Mr Parkin told the crowd a Treaty would be something that was focussed on in the near term.

"It's important to understand that treaty processes, as the leader of the opposition well understands, are decades-long processes and take a long time to finalise," he said.

"We've got urgent issues facing Indigenous people now that can only be fixed through a Voice."

He previously told Guardian Australia in a statement that: "The only person talking about treaty right now is Peter Dutton."

Mr Parkin told Prof Kenny he viewed the discourse around the Voice as two separate conversations.

Professor Mark Kenny (left) lead the dialogue which included panelists Sally Scales (centre) and Senator Jana Stewart (right). (Image: supplied, Australian National University)

"I've said this for a while now, there's two distinct conversations happening," he said.

"That place up on the hill ... that is one type of conversation that has been around, and it has been very much driven by the media and politicians going at this with a lot of really old-school political tactics ... (distracting) Australians from what's actually at stake here.

"But the conversation at the community level is just completely different ... they're not members of a political party, they're just Australians getting behind this 'yes' vote."

Senator Stewart, a Mutthi Mutthi and Wamba Wamba and the first Aboriginal Labor Senator for Victoria, labelled supposed division amongst Indigenous Australians over the Voice as a "misnomer," arguing that close to 84 per cent of the Indigenous community are in favour of it.

She argued that it was illogical for everyone to agree, just because they all shared the same identity.

"Not even everybody in the Liberal Party agrees about what we should do," she said

"But somehow, First Nations communities are supposed to be homogeneous, and all agree.
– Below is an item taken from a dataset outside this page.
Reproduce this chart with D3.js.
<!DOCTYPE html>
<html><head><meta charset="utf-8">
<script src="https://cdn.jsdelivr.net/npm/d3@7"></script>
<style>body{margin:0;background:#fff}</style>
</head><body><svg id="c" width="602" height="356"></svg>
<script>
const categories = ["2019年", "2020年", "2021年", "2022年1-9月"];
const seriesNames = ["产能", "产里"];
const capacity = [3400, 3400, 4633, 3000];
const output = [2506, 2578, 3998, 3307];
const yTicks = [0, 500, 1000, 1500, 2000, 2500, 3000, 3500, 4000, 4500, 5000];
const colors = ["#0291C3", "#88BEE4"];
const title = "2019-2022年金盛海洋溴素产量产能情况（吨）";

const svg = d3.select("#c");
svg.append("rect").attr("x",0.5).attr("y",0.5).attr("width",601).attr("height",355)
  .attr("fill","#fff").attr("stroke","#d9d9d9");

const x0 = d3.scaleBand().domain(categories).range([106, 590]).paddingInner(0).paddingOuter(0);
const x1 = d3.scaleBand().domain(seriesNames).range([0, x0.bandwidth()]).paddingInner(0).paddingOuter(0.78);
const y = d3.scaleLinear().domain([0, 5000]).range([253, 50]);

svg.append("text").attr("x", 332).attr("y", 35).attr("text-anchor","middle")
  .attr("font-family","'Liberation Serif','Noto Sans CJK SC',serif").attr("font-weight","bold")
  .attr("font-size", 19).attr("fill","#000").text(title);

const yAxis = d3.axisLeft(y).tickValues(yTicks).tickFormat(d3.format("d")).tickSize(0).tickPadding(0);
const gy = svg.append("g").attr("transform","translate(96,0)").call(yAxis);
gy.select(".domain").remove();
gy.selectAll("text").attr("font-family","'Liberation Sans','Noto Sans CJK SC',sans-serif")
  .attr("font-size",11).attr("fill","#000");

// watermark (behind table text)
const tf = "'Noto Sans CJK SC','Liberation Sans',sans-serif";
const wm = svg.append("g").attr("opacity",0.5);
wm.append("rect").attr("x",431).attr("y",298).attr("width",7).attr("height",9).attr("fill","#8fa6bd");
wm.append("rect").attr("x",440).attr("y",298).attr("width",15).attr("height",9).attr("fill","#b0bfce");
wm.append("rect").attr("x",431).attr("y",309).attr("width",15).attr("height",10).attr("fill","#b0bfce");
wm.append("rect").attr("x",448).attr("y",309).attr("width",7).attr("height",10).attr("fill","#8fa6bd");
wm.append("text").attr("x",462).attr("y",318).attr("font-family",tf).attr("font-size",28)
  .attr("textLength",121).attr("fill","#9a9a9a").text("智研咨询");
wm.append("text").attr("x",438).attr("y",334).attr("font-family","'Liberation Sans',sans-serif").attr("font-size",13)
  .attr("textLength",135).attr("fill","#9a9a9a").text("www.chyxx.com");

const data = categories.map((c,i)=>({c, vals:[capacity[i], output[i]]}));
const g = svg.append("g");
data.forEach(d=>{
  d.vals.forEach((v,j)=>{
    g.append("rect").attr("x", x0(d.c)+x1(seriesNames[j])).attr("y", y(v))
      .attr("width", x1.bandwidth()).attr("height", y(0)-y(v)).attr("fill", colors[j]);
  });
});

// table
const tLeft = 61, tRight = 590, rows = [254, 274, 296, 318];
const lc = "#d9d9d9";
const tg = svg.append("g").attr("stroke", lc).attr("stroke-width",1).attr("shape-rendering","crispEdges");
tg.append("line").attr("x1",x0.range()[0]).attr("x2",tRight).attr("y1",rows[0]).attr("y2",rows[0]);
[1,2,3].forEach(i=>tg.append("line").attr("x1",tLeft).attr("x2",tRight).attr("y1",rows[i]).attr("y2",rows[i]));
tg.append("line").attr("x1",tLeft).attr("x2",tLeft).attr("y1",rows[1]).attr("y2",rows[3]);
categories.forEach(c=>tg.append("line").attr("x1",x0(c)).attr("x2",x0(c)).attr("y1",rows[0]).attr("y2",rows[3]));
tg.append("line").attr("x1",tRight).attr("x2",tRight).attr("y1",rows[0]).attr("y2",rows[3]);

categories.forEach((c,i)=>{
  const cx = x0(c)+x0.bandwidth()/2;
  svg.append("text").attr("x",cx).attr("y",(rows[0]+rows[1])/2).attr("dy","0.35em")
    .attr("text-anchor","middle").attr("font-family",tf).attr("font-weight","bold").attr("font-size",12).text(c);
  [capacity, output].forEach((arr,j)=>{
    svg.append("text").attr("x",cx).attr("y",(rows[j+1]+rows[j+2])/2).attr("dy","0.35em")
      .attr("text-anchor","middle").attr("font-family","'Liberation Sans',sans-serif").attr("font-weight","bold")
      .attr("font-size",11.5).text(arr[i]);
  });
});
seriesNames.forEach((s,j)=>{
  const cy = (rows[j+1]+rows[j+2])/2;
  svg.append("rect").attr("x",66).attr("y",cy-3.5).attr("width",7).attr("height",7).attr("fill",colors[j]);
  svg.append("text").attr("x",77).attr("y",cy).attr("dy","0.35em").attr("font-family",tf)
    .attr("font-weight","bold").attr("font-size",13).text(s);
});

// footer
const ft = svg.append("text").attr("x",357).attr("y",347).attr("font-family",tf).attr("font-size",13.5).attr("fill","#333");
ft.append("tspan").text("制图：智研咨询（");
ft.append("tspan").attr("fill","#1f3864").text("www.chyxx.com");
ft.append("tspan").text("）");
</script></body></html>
We are just like every other community, there will be people who disagree with everything."

Pitjantjatjara woman Ms Scales, from Pipalyatjara in the far west of the Anangu Pitjantjatjara Yankunytjatjara lands in regional South Australia, was quick to highlight that the process for the Voice had been extensive, arguing the time for action was now.

Professor Mark Kenny alongside panelists Sally Scales, Senator Jana Stewart, Professor Megan Davis, Senator Andrew Bragg, and Dean Parkin. (Image: supplied, Australian National University)

"It's taken six years to get here," Ms Scales said.

"Six years of turning every 'no' or a 'maybe' into 'okay, let's do it.' We need a seat at the table because our communities are suffering."

Cobble Cobble Woman Prof. Davis, who was the first person to read out the Uluru Statement of the Heart in 2017, said the process was "exhaustive," rejecting claims that it was an elite body.

"It was a really carefully crafted process and it needed to be one that engaged people who don't normally have a Voice," she said.

"What we wanted was local communities to choose leaders in their region. Those leaders are not ones well known by journalists or by media. They're the ones that don't get to talk they don't have the fancy passes to fly to Canberra every sitting week to Lobby politicians.

"They're just ordinary mob in communities who have devoted their lives to the service of their communities and that's what's so critical about the work that we did."

She previously had told Guardian Australia claims the body was lacking information were false, saying the information was "in plain sight."

"Unless the LNP haven't been paying attention, the Uluru Statement from the Heart has been around since May 2017," she said.

Minister for Indigenous Australians Hon Linda Burney also spoke at the dialogue. (Image: supplied, Australian National University)

"They cannot manufacture discord here when the information has been on the public record for over half a decade."

Earlier on Wednesday, Prof. Davis, told ABC radio that whilst everyone has complaints about the government not listening to them, it is a fact when it comes to First Nations people.

"Yes, most Australians complain about politics," she said.

"But this is a much more serious discussion about the structural disadvantage our people suffer, because governments don't listen to us."

"They do not listen to First Nations people, which is why the Voice is regarded as a significant reform, because it mandates the State to listen."

Minister Burney closed the 90-minute proceedings by telling the crowd that she was "filled with hope."

"This referendum is about a coming together of our stories, a coming together of Australians, old and new, young and old," she said.

"To the young people ... you are our future and strongest allies…I urge you to campaign for the future ... the referendum campaign has begun."